Feature | Institutional Investors | Retail Investors |
---|---|---|
Nature | Organizations (e.g., pension funds, mutual funds) | Individuals |
Capital Size | Very large (billions to trillions of dollars) | Smaller (personal savings) |
Expertise | Professional teams, extensive research | Varies, often rely on brokers/advisors |
Investment Horizon | Often long-term, but can vary (e.g., hedge funds) | Varies widely, often short-term for active traders |
Regulatory Burden | High (e.g., SEC Form 13F) | Lower, focus on investor protection |
Fees & Costs | Negotiated lower fees, direct market access | Higher commissions/fees, indirect market access |
Influence | Significant market impact, corporate governance role | Limited market impact |
Motivation | Fiduciary duty to clients/members, specific mandates | Personal financial goals |
While institutional investors operate with a fiduciary duty to their beneficiaries or clients, retail investors make decisions based on their individual financial goals, risk tolerance, and access to information.
FAQs
What are common types of institutional investors?
Common types include pension funds, mutual funds, hedge funds, endowments, sovereign wealth funds, insurance companies, and banks. These entities pool money from many sources to invest.
How do institutional investors influence the market?
Institutional investors influence the market through their large trading volumes, which can move prices. They also impact corporate governance by exercising voting rights on shares and engaging with company management.

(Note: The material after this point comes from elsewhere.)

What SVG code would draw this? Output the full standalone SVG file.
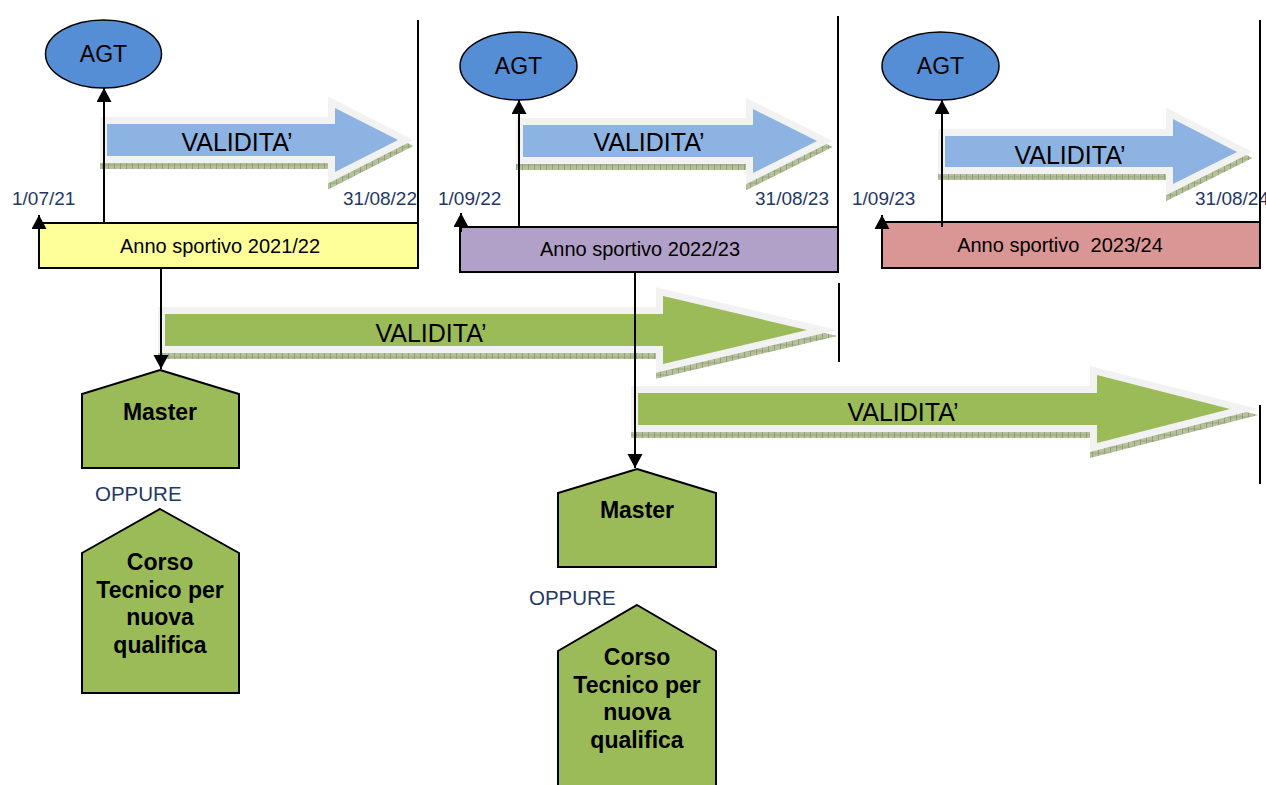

Their deep research resources often lead to well-informed decisions that can set market trends.
Are institutional investors subject to special regulations?
Yes, institutional investors are subject to various regulations due to their size and the public's interest in their activities. In the U.S., the Securities and Exchange Commission (SEC) oversees many aspects of their operations, including reporting requirements like Form 13F for large equity holdings.
Do institutional investors always have a long-term view?
While many institutional investors, such as pension funds and endowments, inherently have long-term liabilities that encourage a long-term investment strategy, not all do. Certain types, like some hedge funds, may employ short-term strategies aimed at quick profits. The debate around "short-termism" highlights these varying investment horizons.
How do institutional investors differ from individual investors in terms of diversification?
Institutional investors typically have the capital and expertise to achieve a high degree of diversification across various asset classes, geographies, and investment styles. Individual investors often have more limited capital, which can make achieving the same level of diversification challenging without using pooled vehicles like mutual funds or exchange-traded funds (ETFs).